Tribunal-1 resumes war trial soon
The International Crimes Tribunal-1is going to get new chairman this week after more than one month of vacancy in the post that halted the trial in war crimes cases.
Law Minister Anisul Huq told The Daily Star on Friday that the process of appointing the ICT-1 chief was going on and would be completed in a week.
“A sitting judge from the High Court Division of the Supreme Court will be appointed as the chairman of the International Crimes Tribunal-1,” he said.
The minister refused to say why the government took more than one month after former chairman Justice ATM Fazle Kabir went on retirement on December 31 last year.
However, sources in the law ministry and the SC said the government was looking for a “committed” and “suitable” judge for the post.
A few HC judges were requested to take over, but they were yet to take a final decision, the sources added.
They said the government was busy with the 10th parliamentary election held on January 5 and formation of the new governmen and thus could not take an initiative to that end.

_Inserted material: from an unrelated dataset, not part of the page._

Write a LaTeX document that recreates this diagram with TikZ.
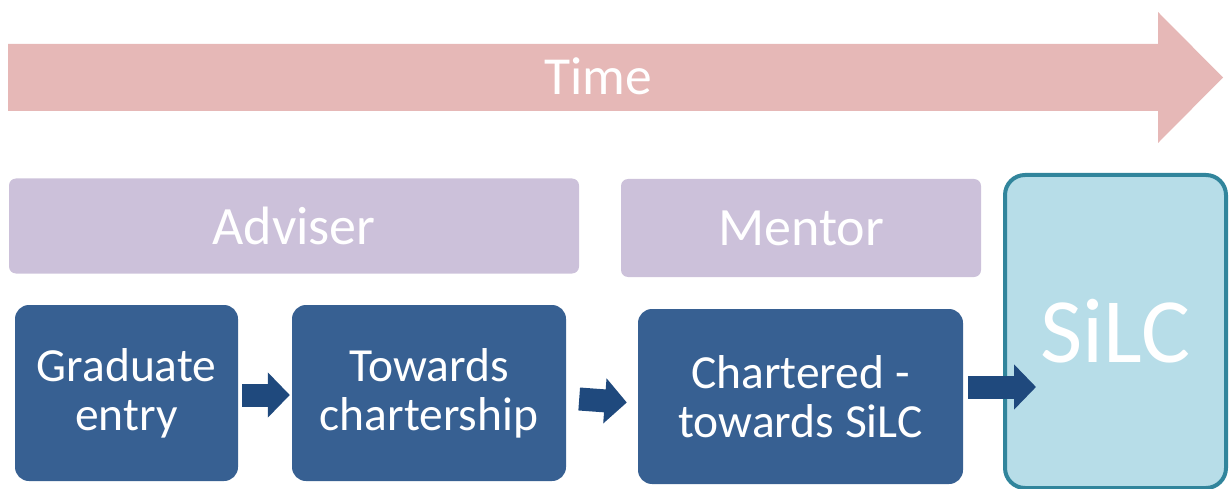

Speaking anonymously, a law ministry official said the government had earlier decided to reappoint Justice ATM Fazle Kabir as the chairman of ICT-1, but it had changed the decision due to “some legal complexity”.
The government on January 23 appointed Justice Fazle Kabir as a member of the Law Commission.
Two existing judges of the ICT-1 Justice Jahangir Hossain and Justice Anwarul Haque have meanwhile not sat in the bench as the tribunal was not reconstituted, insiders said.
Supreme Court Registrar AKM Shamsul Islam on January 29 said if the government wanted to appoint an HC sitting judge as the ICT-1 chairman, it had to take approval from the chief justice.
The chief justice's nod was not required if the government wanted to appoint a retired judge in the post, he added.
The tribunal-1 headed by Justice ATM Fazle Kabir completed trial of war crimes accused Jamaat-e-Islami Ameer Motiur Rahman Nizami on November 20 last year and kept the case waiting for verdict.
A few other war crimes cases are pending with the tribunal, according to sources.